The sestet begins with the speaker addressing any future pursuers. He puts them "out of doubt" — he will make the situation perfectly clear so there is no ambiguity. Anyone else who pursues this woman will waste their time exactly as he has. The speaker positions himself as a warning voice, using his own failure as evidence.
Lines 11–12:
> "And graven with diamonds in letters plain
> There is written, her fair neck round about:"
The reason for the futility is now revealed: around the woman's neck, engraved in diamond letters, there is an inscription. The use of diamonds is significant — diamonds are the hardest known material, symbolising permanence, inviolability, and the absolute nature of the claim written there. The message is not whispered or hidden; it is written in plain letters for all to read.
Lines 13–14 (the Couplet):
> "Noli me tangere, for Caesar's I am,
> And wild for to hold, though I seem tame."
Noli me tangere is Latin for "Touch me not" — the words spoken by the risen Christ to Mary Magdalene in the Gospel of John, but repurposed here as a royal prohibition. The inscription declares: Do not touch me, for I belong to Caesar.

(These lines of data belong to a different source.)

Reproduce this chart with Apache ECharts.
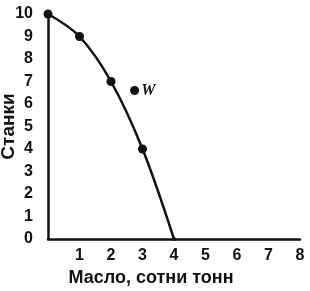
<!DOCTYPE html>
<html><head><meta charset="utf-8">
<script src="https://cdn.jsdelivr.net/npm/echarts@6/dist/echarts.min.js"></script>
<style>html,body{margin:0;padding:0;background:#fff}#c{width:310px;height:291px}</style>
</head><body><div id="c"></div>
<script>
var butter = [0, 1, 2, 3, 4];
var tanks = [10, 9, 7, 4, 0];
var pointW = [2.75, 6.6];
var labelW = 'W';
var xTitle = 'Масло, сотни тонн';
var yTitle = 'Станки';

var chart = echarts.init(document.getElementById('c'), null, {renderer: 'canvas'});
var font = 'Liberation Sans, Arial, sans-serif';
chart.setOption({
  animation: false,
  grid: {left: 48, right: 10, top: 14, bottom: 52, containLabel: false, outerBoundsMode: 'none'},
  xAxis: {
    type: 'value', min: 0, max: 8, interval: 1,
    axisLine: {show: true, lineStyle: {color: '#111', width: 2.5}},
    axisTick: {show: false}, splitLine: {show: false},
    axisLabel: {color: '#111', fontFamily: font, fontWeight: 'bold', fontSize: 16, margin: 9, showMinLabel: false},
    name: xTitle, nameLocation: 'middle', nameGap: 30, nameMoveOverlap: false,
    nameTextStyle: {color: '#111', fontFamily: font, fontWeight: 'bold', fontSize: 18, padding: [0, 46, 0, 0]}
  },
  yAxis: {
    type: 'value', min: 0, max: 10, interval: 1,
    axisLine: {show: true, lineStyle: {color: '#111', width: 2.5}},
    axisTick: {show: false}, splitLine: {show: false},
    axisLabel: {color: '#111', fontFamily: font, fontWeight: 'bold', fontSize: 16, margin: 15},
    name: yTitle, nameLocation: 'middle', nameGap: 30, nameMoveOverlap: false,
    nameTextStyle: {color: '#111', fontFamily: font, fontWeight: 'bold', fontSize: 19}
  },
  series: [{
    type: 'line',
    data: butter.map(function (b, i) { return [b, tanks[i]]; }),
    smooth: 0.35,
    symbol: 'circle', symbolSize: function (v) { return v[1] === 0 ? 4 : 9; },
    lineStyle: {color: '#111', width: 2.5},
    itemStyle: {color: '#111'}
  }, {
    type: 'scatter',
    data: [pointW],
    symbol: 'circle', symbolSize: 9,
    itemStyle: {color: '#111', opacity: 1},
    label: {show: true, position: 'right', distance: 2, formatter: labelW,
      color: '#111', fontFamily: 'Liberation Serif, Times New Roman, serif',
      fontStyle: 'italic', fontWeight: 'bold', fontSize: 16}
  }]
});
</script></body></html>
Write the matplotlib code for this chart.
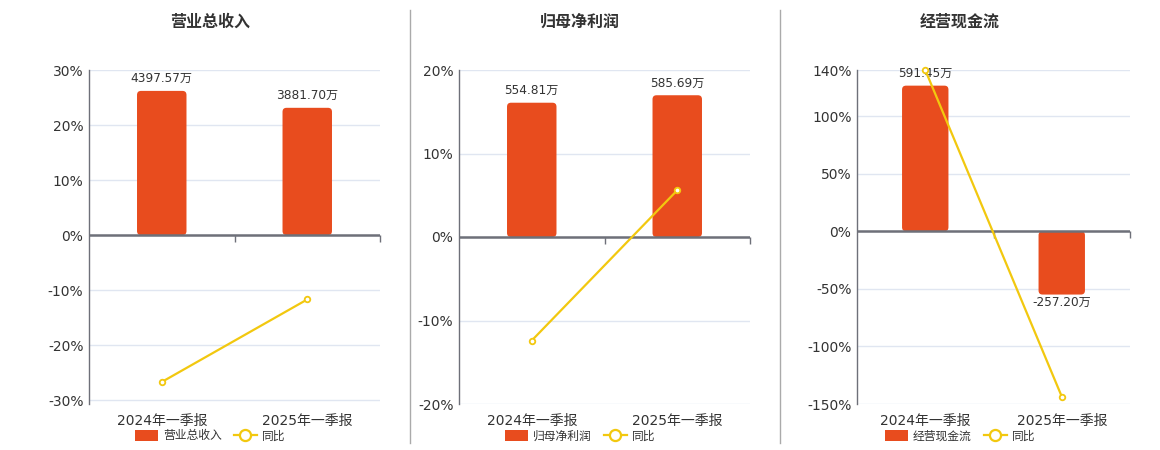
import numpy as np
import matplotlib
matplotlib.use("Agg")
import matplotlib.pyplot as plt
from matplotlib.patches import FancyBboxPatch, Rectangle
from matplotlib.lines import Line2D

plt.rcParams['font.family'] = ['DejaVu Sans', 'Noto Sans CJK SC']

# 数据
periods = ["2024年一季报", "2025年一季报"]
titles = ["营业总收入", "归母净利润", "经营现金流"]
rev = [4397.57, 3881.70]          # 万
profit = [554.81, 585.69]
cashflow = [591.45, -257.20]
rev_yoy = [-26.7, -11.7]          # %
profit_yoy = [-12.4, 5.6]
cashflow_yoy = [140.0, -143.5]

values = [rev, profit, cashflow]
yoys = [rev_yoy, profit_yoy, cashflow_yoy]
pct_ticks = [[-30, -20, -10, 0, 10, 20, 30],
             [-20, -10, 0, 10, 20],
             [-150, -100, -50, 0, 50, 100, 140]]
pct_lims = [(-30.7, 30), (-20, 20), (-150, 140)]
bar_tops = [5035, 690, 655]       # 柱状轴上限 (对应百分比轴上限)

BAR = '#E84C1E'
LINE = '#F2C80F'
AXC = '#6E7079'
GRID = '#E0E6F1'
TXT = '#333333'

W, H = 1160, 450
fig = plt.figure(figsize=(W / 100, H / 100), dpi=100)

lefts = [89, 459, 857]
rights = [380, 750, 1130]
centers = [210, 580, 960]
top_px, bot_px = 70, 404

for i in range(3):
    l, r = lefts[i], rights[i]
    axb = fig.add_axes([l / W, (H - bot_px) / H, (r - l) / W, (bot_px - top_px) / H])
    ax = axb.twinx()
    lo, hi = pct_lims[i]
    k = hi / bar_tops[i]
    x = np.arange(len(periods))

    # 柱状 (次轴)
    axb.set_xlim(-0.5, len(periods) - 0.5)
    axb.set_ylim(lo / k, bar_tops[i])
    bars = axb.bar(x, values[i], width=0.34, color=BAR)
    ppx = (r - l) / (len(periods))
    ppy = (bot_px - top_px) / (bar_tops[i] - lo / k)
    rad = 4 / ppx
    for b in bars:
        bx, by, bw, bh = b.get_x(), b.get_y(), b.get_width(), b.get_height()
        if bh < 0:
            by, bh = by + bh, -bh
        b.set_visible(False)
        axb.add_patch(FancyBboxPatch((bx, by), bw, bh,
                                     boxstyle=f"round,pad=0,rounding_size={rad}",
                                     mutation_aspect=ppx / ppy,
                                     fc=BAR, ec='none', zorder=2))
    for xi, v in zip(x, values[i]):
        off = 4 if v >= 0 else -1
        axb.annotate(f"{v:.2f}万", (xi, v), xytext=(0, off), textcoords='offset points',
                     ha='center', va='bottom' if v >= 0 else 'top',
                     fontsize=8.7, color=TXT, zorder=5)

    axb.set_yticks(np.array(pct_ticks[i]) / k)
    axb.yaxis.grid(True, color=GRID, lw=1)
    axb.set_axisbelow(True)
    axb.tick_params(axis='y', left=False, labelleft=False)
    axb.set_xticks(x, periods)
    axb.tick_params(axis='x', length=0, labelsize=10, labelcolor=TXT, pad=7)
    for s in axb.spines.values():
        s.set_visible(False)

    # 零轴及刻度
    axb.axhline(0, color=AXC, lw=1.8, zorder=3)
    frac0 = (0 - lo) / (hi - lo)
    sec = axb.secondary_xaxis(frac0)
    sec.xaxis.set_ticks_position('bottom')
    sec.set_xticks([0.5, 1.5], ["", ""])
    sec.tick_params(axis='x', length=5, width=1, color=AXC, direction='out',
                    bottom=True, top=False)
    for s in sec.spines.values():
        s.set_visible(False)

    # 同比 (主百分比轴)
    ax.yaxis.tick_left()
    ax.set_ylim(lo, hi)
    ax.set_yticks(pct_ticks[i], [f"{t}%" for t in pct_ticks[i]])
    ax.tick_params(axis='y', length=0, labelsize=10, labelcolor=TXT, pad=4)
    ax.plot(x, yoys[i], color=LINE, lw=1.6, marker='o', markersize=4,
            mfc='white', mec=LINE, mew=1.3, clip_on=False, zorder=4)
    for name, s in ax.spines.items():
        s.set_visible(name == 'left')
    ax.spines['left'].set_color(AXC)
    ax.spines['left'].set_linewidth(1)

    fig.text(centers[i] / W, 1 - 22 / H, titles[i], ha='center', va='center',
             fontsize=11.5, fontweight='bold', color=TXT)

    handles = [Rectangle((0, 0), 1, 1, fc=BAR, ec='none'),
               Line2D([], [], color=LINE, lw=1.6, marker='o', markersize=8,
                      mfc='white', mec=LINE, mew=1.6)]
    fig.legend(handles, [titles[i], "同比"], loc='center',
               bbox_to_anchor=(centers[i] / W, 14 / H), ncol=2, frameon=False,
               fontsize=8.5, handlelength=2.0, handleheight=1.0,
               columnspacing=1.0, handletextpad=0.4, labelcolor=TXT)

for sx in [410, 780]:
    fig.add_artist(Line2D([sx / W, sx / W], [1 - 10 / H, 1 - 443 / H],
                          color='#AAAAAA', lw=1))

fig.savefig("out.png", dpi=100)
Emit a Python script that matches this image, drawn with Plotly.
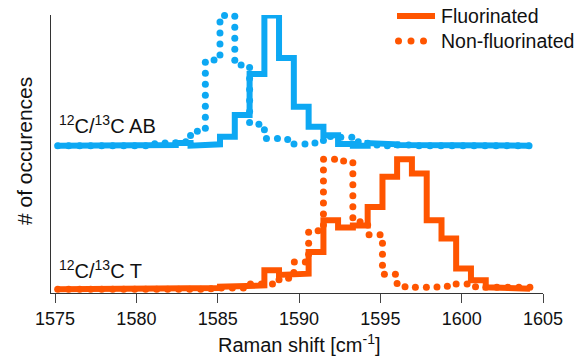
import numpy as np
import plotly.graph_objects as go

# Raman shift bin edges (cm^-1) shared by all four histograms
bin_edges = [1575.16, 1576.07, 1576.98, 1577.88, 1578.79, 1579.70, 1580.61, 1581.51,
             1582.42, 1583.33, 1584.24, 1585.14, 1586.05, 1586.96, 1587.87, 1588.77,
             1589.68, 1590.59, 1591.50, 1592.40, 1593.31, 1594.22, 1595.13, 1596.03,
             1596.94, 1597.85, 1598.76, 1599.66, 1600.57, 1601.48, 1602.39, 1603.29,
             1604.20]

# Normalised occurrences per bin
ab_fluorinated = [0, 0, 0, 0, 0, 0.01, 0.01, 0.005, 0.02, 0.0, 0.01, 0.068, 0.235, 0.55,
                  1.0, 0.673, 0.298, 0.145, 0.08, 0.012, 0.0, 0.02, 0.01, 0.005, 0.01,
                  0.005, 0, 0, 0, 0, 0, 0]
ab_nonfluorinated = [0, 0, 0, 0, 0, 0, 0.015, 0.02, 0.03, 0.11, 0.658, 1.0, 0.62, 0.165,
                     0.054, 0.048, 0.012, 0.02, 0.07, 0.065, 0.03, 0.005, 0.0, 0.005, 0.0,
                     0, 0, 0, 0, 0, 0, 0]
t_fluorinated = [0, 0, 0, 0, 0, 0, 0, 0, 0, 0, 0.01, 0.02, 0.03, 0.03, 0.146, 0.11, 0.12,
                 0.287, 0.53, 0.475, 0.49, 0.633, 0.864, 1.0, 0.89, 0.53, 0.39, 0.16,
                 0.07, 0.015, 0.005, 0.005]
t_nonfluorinated = [0, 0, 0, 0, 0, 0, 0, 0, 0, 0, 0.005, 0.01, 0.01, 0.04, 0.04, 0.085,
                    0.21, 0.45, 1.0, 0.985, 0.52, 0.42, 0.115, 0.02, 0.015, 0.018, 0.023,
                    0.04, 0.02, 0.015, 0.015, 0.015]

ab_offset = 1.104          # vertical offset of the AB pair above the T pair
x_ticks = [1575, 1580, 1585, 1590, 1595, 1600, 1605]
blue = "#0DA8F3"
orange = "#FF5500"
font_family = "Liberation Sans, Arial, sans-serif"

W, H = 579, 360
margin = dict(l=51, r=36, t=15, b=67)
x_range = [1574.75, 1605.0]
y_range = [-0.0285, 2.108]
plot_w = W - margin["l"] - margin["r"]
plot_h = H - margin["t"] - margin["b"]
sx = plot_w / (x_range[1] - x_range[0])
sy = plot_h / (y_range[1] - y_range[0])


def step_path(edges, counts, offset):
    xs, ys = [], []
    for k, c in enumerate(counts):
        xs += [edges[k], edges[k + 1]]
        ys += [c + offset, c + offset]
    return np.array(xs), np.array(ys)


def dots_along(xs, ys, spacing_px=11.0):
    # place round dots at equal on-screen distances along the step outline
    px, py = xs * sx, ys * sy
    seg = np.hypot(np.diff(px), np.diff(py))
    cum = np.concatenate([[0], np.cumsum(seg)])
    d = np.arange(0, cum[-1] + 0.01, spacing_px)
    idx = np.clip(np.searchsorted(cum, d, side="right") - 1, 0, len(seg) - 1)
    frac = np.where(seg[idx] > 0, (d - cum[idx]) / np.where(seg[idx] > 0, seg[idx], 1), 0)
    return xs[idx] + frac * (xs[idx + 1] - xs[idx]), ys[idx] + frac * (ys[idx + 1] - ys[idx])


fig = go.Figure()
series = [
    (t_nonfluorinated, 0.0, orange, False),
    (t_fluorinated, 0.0, orange, True),
    (ab_nonfluorinated, ab_offset, blue, False),
    (ab_fluorinated, ab_offset, blue, True),
]
for counts, off, col, solid in series:
    xs, ys = step_path(bin_edges, counts, off)
    if solid:
        fig.add_trace(go.Scatter(x=xs, y=ys, mode="lines",
                                 line=dict(color=col, width=6), showlegend=False,
                                 hoverinfo="skip"))
    else:
        dx, dy = dots_along(xs, ys)
        fig.add_trace(go.Scatter(x=dx, y=dy, mode="markers",
                                 marker=dict(color=col, size=7, line=dict(width=0)),
                                 showlegend=False, hoverinfo="skip", cliponaxis=False))

# curve labels
label_font = dict(family=font_family, size=20, color="#111")
fig.add_annotation(x=1575.1, y=ab_offset + 0.05, xref="x", yref="y",
                   text="<sup>12</sup>C/<sup>13</sup>C AB", showarrow=False,
                   xanchor="left", yanchor="bottom", font=label_font)
fig.add_annotation(x=1575.1, y=0.04, xref="x", yref="y",
                   text="<sup>12</sup>C/<sup>13</sup>C T", showarrow=False,
                   xanchor="left", yanchor="bottom", font=label_font)


def px_to_paper(px, py):
    return (px - margin["l"]) / plot_w, (H - margin["b"] - py) / plot_h


# legend
legend_font = dict(family=font_family, size=19.5, color="#111")
lx0, ly0 = px_to_paper(397, 16)
lx1, _ = px_to_paper(435, 16)
fig.add_shape(type="line", xref="paper", yref="paper", x0=lx0, x1=lx1, y0=ly0, y1=ly0,
              line=dict(color=orange, width=6))
for cx in [398.5, 411, 423.5]:
    ax_, ay_ = px_to_paper(cx, 41)
    fig.add_shape(type="circle", xref="paper", yref="paper", xsizemode="pixel",
                  ysizemode="pixel", xanchor=ax_, yanchor=ay_, x0=-3.5, x1=3.5,
                  y0=-3.5, y1=3.5, fillcolor=orange, line=dict(width=0))
for text, py in [("Fluorinated", 16), ("Non-fluorinated", 41)]:
    tx, ty = px_to_paper(439, py)
    fig.add_annotation(x=tx, y=ty, xref="paper", yref="paper", text=text,
                       showarrow=False, xanchor="left", yanchor="middle",
                       font=legend_font)

# axis titles
tx, ty = px_to_paper(299, 343)
fig.add_annotation(x=tx, y=ty, xref="paper", yref="paper",
                   text="Raman shift [cm<sup>-1</sup>]", showarrow=False,
                   xanchor="center", yanchor="middle", font=label_font)
tx, ty = px_to_paper(24, 151)
fig.add_annotation(x=tx, y=ty, xref="paper", yref="paper", text="# of occurences",
                   textangle=-90, showarrow=False, xanchor="center", yanchor="middle",
                   font=dict(family=font_family, size=21, color="#111"))

fig.update_layout(
    width=W, height=H, margin=margin, paper_bgcolor="white", plot_bgcolor="white",
    font=dict(family=font_family, color="#111"),
    xaxis=dict(range=x_range, tickvals=x_ticks, ticks="outside", ticklen=9,
               tickwidth=1.3, tickcolor="#444", showline=True, linecolor="#333",
               linewidth=1.3, showgrid=False, zeroline=False,
               tickfont=dict(size=18, family=font_family, color="#111")),
    yaxis=dict(range=y_range, showline=True, linecolor="#333", linewidth=1.3,
               showticklabels=False, ticks="", showgrid=False, zeroline=False),
)

fig.write_html("out.html")
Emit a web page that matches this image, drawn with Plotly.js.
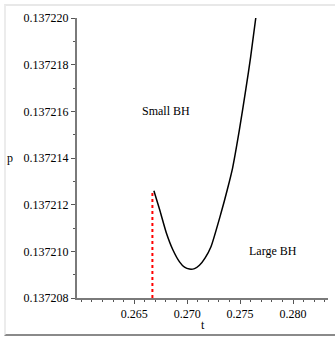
<!DOCTYPE html>
<html>
<head>
<meta charset="utf-8">
<script src="https://cdn.plot.ly/plotly-3.0.1.min.js"></script>
<style>
html,body{margin:0;padding:0;background:#fff;}
#wrap{position:relative;width:335px;height:338px;}
#chart{position:absolute;left:0;top:0;width:335px;height:338px;}
#frame{position:absolute;left:4px;top:4px;width:331px;height:332px;box-sizing:border-box;
  border-top:2px solid #e8e8e8;border-left:2px solid #ececec;border-bottom:2px solid #8a8a8a;pointer-events:none;z-index:5;}
</style>
</head>
<body>
<div id="wrap"><div id="chart"></div><div id="frame"></div></div>
<script>
// Curve p(t)
var curveT = [0.26686, 0.26740, 0.26803, 0.26865, 0.26928, 0.26975, 0.27022, 0.27070, 0.27116, 0.27170, 0.27226, 0.27320, 0.27379, 0.27429, 0.27492, 0.27555, 0.27600, 0.27648];
var curveP = [0.1372126, 0.13721179, 0.13721080, 0.13721007, 0.13720955, 0.13720932, 0.13720924, 0.13720926, 0.13720940, 0.13720972, 0.13721021, 0.13721164, 0.13721264, 0.13721357, 0.13721517, 0.13721697, 0.13721834, 0.137220];
// Red dotted vertical line
var redT = [0.26672, 0.26672];
var redP = [0.137208, 0.1372125];
// Tick labels
var xTickVals = [0.265, 0.270, 0.275, 0.280];
var xTickText = ["0.265", "0.270", "0.275", "0.280"];
var yTickVals = [0.137208, 0.137210, 0.137212, 0.137214, 0.137216, 0.137218, 0.137220];
var yTickText = ["0.137208", "0.137210", "0.137212", "0.137214", "0.137216", "0.137218", "0.137220"];
// Labels
var labelText = ["Small BH", "Large BH"];
var labelT = [0.26801, 0.27811];
var labelP = [0.137216, 0.137210];

var font = {family: "Liberation Serif", size: 12, color: "#000"};

var traces = [
  {x: redT, y: redP, type: "scatter", mode: "lines", line: {color: "#ff0000", width: 2, dash: "3px,3px"}, hoverinfo: "skip"},
  {x: curveT, y: curveP, type: "scatter", mode: "lines", line: {color: "#000", width: 1.5, shape: "spline", smoothing: 0.6}, hoverinfo: "skip"}
];

var annotations = labelText.map(function (s, i) {
  return {x: labelT[i], y: labelP[i], xref: "x", yref: "y", text: s, showarrow: false, font: font, xanchor: "center", yanchor: "middle"};
});
annotations.push({x: -0.267, y: 0.5, xref: "paper", yref: "paper", text: "p", showarrow: false, font: font, xanchor: "center", yanchor: "middle"});
annotations.push({x: 0.5, y: -0.0964, xref: "paper", yref: "paper", text: "t", showarrow: false, font: font, xanchor: "center", yanchor: "middle"});

var layout = {
  width: 335, height: 338,
  margin: {l: 77, r: 7, t: 18, b: 40, pad: 0},
  paper_bgcolor: "#fff", plot_bgcolor: "#fff",
  showlegend: false,
  font: font,
  xaxis: {
    range: [0.2596, 0.2833], showgrid: false, zeroline: false,
    showline: true, linecolor: "#7a7a7a", linewidth: 2,
    tickvals: xTickVals, ticktext: xTickText, ticks: "outside", ticklen: 4, tickwidth: 1, tickcolor: "#555",
    tickfont: font,
    minor: {ticks: "outside", ticklen: 2, tickwidth: 1, tickcolor: "#555", dtick: 0.001, tick0: 0.265}
  },
  yaxis: {
    range: [0.137208, 0.137220], showgrid: false, zeroline: false,
    showline: true, linecolor: "#7a7a7a", linewidth: 2,
    tickvals: yTickVals, ticktext: yTickText, ticks: "outside", ticklen: 4, tickwidth: 1, tickcolor: "#555",
    tickfont: font,
    minor: {ticks: "outside", ticklen: 2, tickwidth: 1, tickcolor: "#555", dtick: 0.000001, tick0: 0.137208}
  },
  annotations: annotations
};

Plotly.newPlot("chart", traces, layout, {displayModeBar: false, staticPlot: true});
</script>
</body>
</html>
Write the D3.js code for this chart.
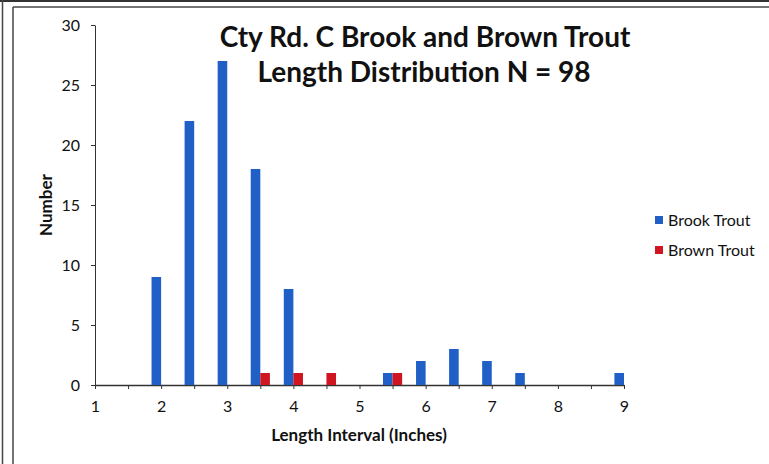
<!DOCTYPE html>
<html>
<head>
<meta charset="utf-8">
<script src="https://cdn.jsdelivr.net/npm/d3@7"></script>
<style>
  html, body { margin: 0; padding: 0; background: #fff; }
  svg { display: block; }
</style>
</head>
<body>
<svg id="chart" width="769" height="464"></svg>
<script>
// Data
const brookIntervals = [2, 2.5, 3, 3.5, 4, 5.5, 6, 6.5, 7, 7.5, 9];
const brookCounts    = [9, 22, 27, 18, 8, 1, 2, 3, 2, 1, 1];
const brownIntervals = [3.5, 4, 4.5, 5.5];
const brownCounts    = [1, 1, 1, 1];
const xTickValues = [1, 1.5, 2, 2.5, 3, 3.5, 4, 4.5, 5, 5.5, 6, 6.5, 7, 7.5, 8, 8.5, 9];
const xTickLabels = [1, 2, 3, 4, 5, 6, 7, 8, 9];
const yTickValues = [0, 5, 10, 15, 20, 25, 30];
const seriesNames = ["Brook Trout", "Brown Trout"];
const seriesColors = ["#1f5fc6", "#cf1422"];
const titleLines = ["Cty Rd. C Brook and Brown Trout", "Length Distribution N = 98"];

const svg = d3.select("#chart");
const FONT = "Lato, 'Open Sans', sans-serif";

// Frame
svg.append("rect").attr("x", 0).attr("y", 0).attr("width", 769).attr("height", 2).attr("fill", "#333");
svg.append("line").attr("x1", 2.5).attr("x2", 2.5).attr("y1", 0).attr("y2", 464).attr("stroke", "#444").attr("stroke-width", 1.5);
svg.append("line").attr("x1", 13).attr("x2", 769).attr("y1", 7).attr("y2", 7).attr("stroke", "#444").attr("stroke-width", 1.5);
svg.append("line").attr("x1", 13).attr("x2", 13).attr("y1", 7).attr("y2", 464).attr("stroke", "#444").attr("stroke-width", 1.5);

const x = d3.scaleLinear().domain([1, 9]).range([95, 624]);
const y = d3.scaleLinear().domain([0, 30]).range([385, 25]);
const bw = x(1.145) - x(1);

// Y axis
const yAxis = d3.axisLeft(y).tickValues(yTickValues).tickSize(4).tickSizeOuter(0);
const gy = svg.append("g").attr("transform", `translate(${x(1)},0)`).call(yAxis);
gy.select(".domain").attr("stroke", "#333").attr("stroke-width", 1);
gy.selectAll(".tick line").attr("stroke", "#333");
gy.selectAll(".tick text").attr("font-family", FONT).attr("font-size", 16).attr("fill", "#111").attr("x", -15);

// X axis
const xAxis = d3.axisBottom(x).tickValues(xTickValues).tickSize(4).tickSizeOuter(0)
  .tickFormat(d => xTickLabels.includes(d) ? d3.format("d")(d) : "");
const gx = svg.append("g").attr("transform", `translate(0,${y(0)})`).call(xAxis);
gx.select(".domain").attr("stroke", "#333").attr("stroke-width", 1.5);
gx.selectAll(".tick line").attr("stroke", "#333");
gx.selectAll(".tick text").attr("font-family", FONT).attr("font-size", 16).attr("fill", "#111").attr("y", 16).attr("dy", "0.71em");

// Bars
svg.append("g").selectAll("rect").data(brookIntervals).join("rect")
  .attr("x", d => x(d) - bw)
  .attr("y", (d, i) => y(brookCounts[i]))
  .attr("width", bw)
  .attr("height", (d, i) => y(0) - y(brookCounts[i]))
  .attr("fill", seriesColors[0]);

svg.append("g").selectAll("rect").data(brownIntervals).join("rect")
  .attr("x", d => x(d))
  .attr("y", (d, i) => y(brownCounts[i]))
  .attr("width", bw)
  .attr("height", (d, i) => y(0) - y(brownCounts[i]))
  .attr("fill", seriesColors[1]);

// Title
svg.append("text").attr("x", 425).attr("y", 47).attr("text-anchor", "middle")
  .attr("font-family", FONT).attr("font-weight", "bold").attr("font-size", 28).attr("fill", "#111")
  .text(titleLines[0]);
svg.append("text").attr("x", 424).attr("y", 82).attr("text-anchor", "middle")
  .attr("font-family", FONT).attr("font-weight", "bold").attr("font-size", 28).attr("fill", "#111")
  .text(titleLines[1]);

// Axis titles
svg.append("text").attr("x", 359).attr("y", 441).attr("text-anchor", "middle")
  .attr("font-family", FONT).attr("font-weight", "bold").attr("font-size", 17).attr("fill", "#111")
  .text("Length Interval (Inches)");
svg.append("text").attr("transform", "translate(52,205) rotate(-90)").attr("text-anchor", "middle")
  .attr("font-family", FONT).attr("font-weight", "bold").attr("font-size", 17).attr("fill", "#111")
  .text("Number");

// Legend
const lg = svg.append("g").attr("transform", "translate(655,212)");
seriesNames.forEach((name, i) => {
  const row = lg.append("g").attr("transform", `translate(0,${i * 30})`);
  row.append("rect").attr("x", 0).attr("y", 4).attr("width", 8).attr("height", 8).attr("fill", seriesColors[i]);
  row.append("text").attr("x", 13).attr("y", 14).attr("font-family", FONT).attr("font-size", 16).attr("fill", "#111").text(name);
});
</script>
</body>
</html>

The reference to Caesar draws on a historical anecdote: it was said that the Roman Emperor (and later, this image was applied to various rulers) owned sacred white deer with collars bearing the inscription "Noli me tangere, Caesaris sum" — "Touch me not, I am Caesar's." Any hunter who caught such a deer knew it was untouchable royal property.
In Wyatt's context, Caesar is generally understood to be Henry VIII. The woman (Anne Boleyn) has been claimed by the king. No other man may pursue her. The collar is the mark of royal possession.
The final line adds a chilling note: "And wild for to hold, though I seem tame." The deer appears gentle, even approachable — but she is, in truth, wild and dangerous to pursue. Even if a hunter believed he could catch and hold her, she would prove ungovernable. This line functions on multiple levels: it warns against underestimating the woman, but also implicitly warns against underestimating the king whose property she is.